COLLECTED MATERIAL –
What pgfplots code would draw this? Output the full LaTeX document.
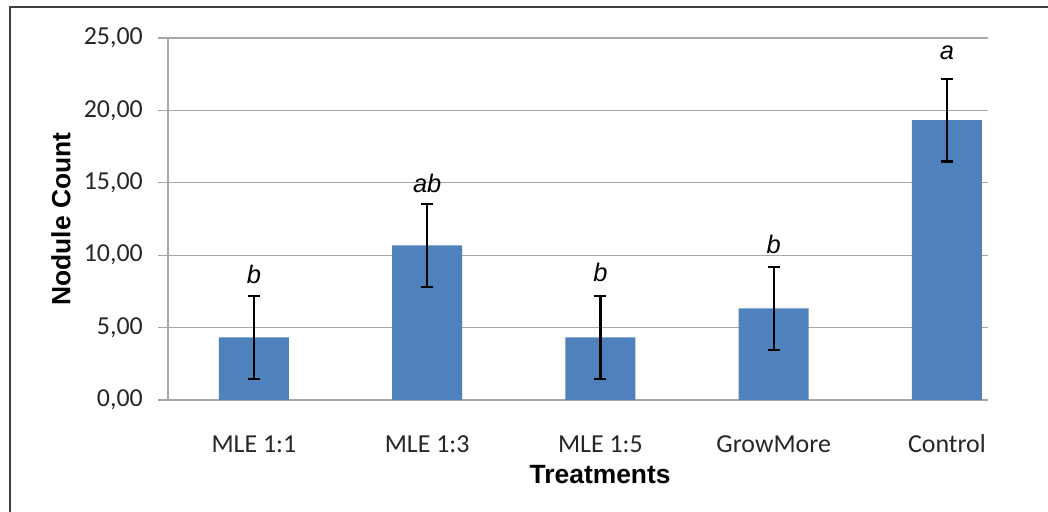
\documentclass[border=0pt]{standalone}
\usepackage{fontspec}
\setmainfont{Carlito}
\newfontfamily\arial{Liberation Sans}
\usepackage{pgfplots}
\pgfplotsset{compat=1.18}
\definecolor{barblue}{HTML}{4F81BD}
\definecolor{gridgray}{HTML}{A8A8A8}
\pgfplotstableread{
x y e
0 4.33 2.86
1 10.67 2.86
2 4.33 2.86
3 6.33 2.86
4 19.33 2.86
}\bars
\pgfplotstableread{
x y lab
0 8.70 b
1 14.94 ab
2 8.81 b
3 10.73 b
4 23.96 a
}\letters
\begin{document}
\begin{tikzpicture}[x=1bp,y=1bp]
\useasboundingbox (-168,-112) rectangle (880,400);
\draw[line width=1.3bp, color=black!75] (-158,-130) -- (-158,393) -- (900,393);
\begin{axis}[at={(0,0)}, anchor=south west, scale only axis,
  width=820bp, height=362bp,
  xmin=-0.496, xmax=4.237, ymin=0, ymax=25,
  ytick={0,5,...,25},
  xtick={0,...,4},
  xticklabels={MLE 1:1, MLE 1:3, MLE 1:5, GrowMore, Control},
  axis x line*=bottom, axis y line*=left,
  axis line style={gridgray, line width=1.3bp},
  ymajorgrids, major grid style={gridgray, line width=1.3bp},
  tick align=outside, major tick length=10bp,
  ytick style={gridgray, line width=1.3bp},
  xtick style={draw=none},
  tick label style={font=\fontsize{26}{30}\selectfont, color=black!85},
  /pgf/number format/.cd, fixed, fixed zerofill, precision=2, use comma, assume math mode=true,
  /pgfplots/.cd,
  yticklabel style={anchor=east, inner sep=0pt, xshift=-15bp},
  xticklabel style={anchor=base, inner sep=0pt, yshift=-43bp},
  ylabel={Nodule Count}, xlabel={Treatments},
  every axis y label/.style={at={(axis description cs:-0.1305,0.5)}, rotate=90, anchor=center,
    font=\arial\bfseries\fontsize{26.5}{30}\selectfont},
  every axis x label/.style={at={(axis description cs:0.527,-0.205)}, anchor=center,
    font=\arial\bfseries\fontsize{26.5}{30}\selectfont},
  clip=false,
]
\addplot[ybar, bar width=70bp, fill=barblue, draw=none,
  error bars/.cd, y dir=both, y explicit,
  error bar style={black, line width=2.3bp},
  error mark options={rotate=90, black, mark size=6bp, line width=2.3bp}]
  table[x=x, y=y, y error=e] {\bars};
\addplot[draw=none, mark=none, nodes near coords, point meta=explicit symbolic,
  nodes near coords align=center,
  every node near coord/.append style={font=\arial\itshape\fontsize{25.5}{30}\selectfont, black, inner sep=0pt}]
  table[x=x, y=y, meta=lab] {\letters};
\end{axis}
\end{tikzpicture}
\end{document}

PROBLEM DESCRIPTION –
Quote all the lines above exactly as given. Do not include the pictures.

PROBLEM SOLUTION –
What pgfplots code would draw this? Output the full LaTeX document.
\documentclass[border=0pt]{standalone}
\usepackage{fontspec}
\setmainfont{Carlito}
\newfontfamily\arial{Liberation Sans}
\usepackage{pgfplots}
\pgfplotsset{compat=1.18}
\definecolor{barblue}{HTML}{4F81BD}
\definecolor{gridgray}{HTML}{A8A8A8}
\pgfplotstableread{
x y e
0 4.33 2.86
1 10.67 2.86
2 4.33 2.86
3 6.33 2.86
4 19.33 2.86
}\bars
\pgfplotstableread{
x y lab
0 8.70 b
1 14.94 ab
2 8.81 b
3 10.73 b
4 23.96 a
}\letters
\begin{document}
\begin{tikzpicture}[x=1bp,y=1bp]
\useasboundingbox (-168,-112) rectangle (880,400);
\draw[line width=1.3bp, color=black!75] (-158,-130) -- (-158,393) -- (900,393);
\begin{axis}[at={(0,0)}, anchor=south west, scale only axis,
  width=820bp, height=362bp,
  xmin=-0.496, xmax=4.237, ymin=0, ymax=25,
  ytick={0,5,...,25},
  xtick={0,...,4},
  xticklabels={MLE 1:1, MLE 1:3, MLE 1:5, GrowMore, Control},
  axis x line*=bottom, axis y line*=left,
  axis line style={gridgray, line width=1.3bp},
  ymajorgrids, major grid style={gridgray, line width=1.3bp},
  tick align=outside, major tick length=10bp,
  ytick style={gridgray, line width=1.3bp},
  xtick style={draw=none},
  tick label style={font=\fontsize{26}{30}\selectfont, color=black!85},
  /pgf/number format/.cd, fixed, fixed zerofill, precision=2, use comma, assume math mode=true,
  /pgfplots/.cd,
  yticklabel style={anchor=east, inner sep=0pt, xshift=-15bp},
  xticklabel style={anchor=base, inner sep=0pt, yshift=-43bp},
  ylabel={Nodule Count}, xlabel={Treatments},
  every axis y label/.style={at={(axis description cs:-0.1305,0.5)}, rotate=90, anchor=center,
    font=\arial\bfseries\fontsize{26.5}{30}\selectfont},
  every axis x label/.style={at={(axis description cs:0.527,-0.205)}, anchor=center,
    font=\arial\bfseries\fontsize{26.5}{30}\selectfont},
  clip=false,
]
\addplot[ybar, bar width=70bp, fill=barblue, draw=none,
  error bars/.cd, y dir=both, y explicit,
  error bar style={black, line width=2.3bp},
  error mark options={rotate=90, black, mark size=6bp, line width=2.3bp}]
  table[x=x, y=y, y error=e] {\bars};
\addplot[draw=none, mark=none, nodes near coords, point meta=explicit symbolic,
  nodes near coords align=center,
  every node near coord/.append style={font=\arial\itshape\fontsize{25.5}{30}\selectfont, black, inner sep=0pt}]
  table[x=x, y=y, meta=lab] {\letters};
\end{axis}
\end{tikzpicture}
\end{document}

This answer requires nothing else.